Pikmin est une licence unique imaginée par un génie ayant bercé notre enfance, adolescence et qui continue encore de nous faire rêver aujourd’hui. Oui, nous souhaitons crier notre amour pour une série de jeux qui n’a malheureusement jamais vraiment réussi à atteindre le cœur du grand public, celle-ci ayant joué de malchance en sortant sur deux des plus gros échecs hardware de la firme.
Mais aujourd’hui, son destin pourrait changer et cette ressortie des deux épisodes fondateurs de la saga est une stratégie maline de la part de Nintendo pour faire découvrir Pikmin au plus grand nombre avant la sortie du quatrième épisode le mois prochain (dont une démo est d’ailleurs disponible sur l’eShop).

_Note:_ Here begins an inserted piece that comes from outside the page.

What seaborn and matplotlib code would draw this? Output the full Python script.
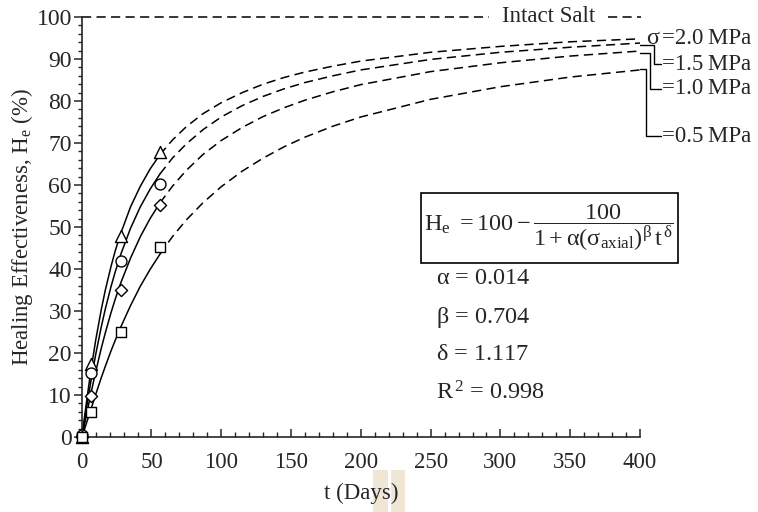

Mais tout cet amour ne doit pas non plus nous rendre aveugle et, tout aussi merveilleux que puissent être ces jeux « feel-good » aujourd’hui encore, nous regrettons que le service minimum nous soit proposé à ce tarif, et notamment pour le premier épisode qu’on pourrait sans rougir qualifier de brouillon, très chouette certes, mais néanmoins imparfait, d’une saga qui n’a cessé de s’enrichir au fil de ses sorties. Si vous ne connaissez pas les jeux Pikmin, foncez les découvrir, au moins à partir du deuxième. Que ce soit seul ou en famille, cette saga mérite de profiter de la lumière des projecteurs.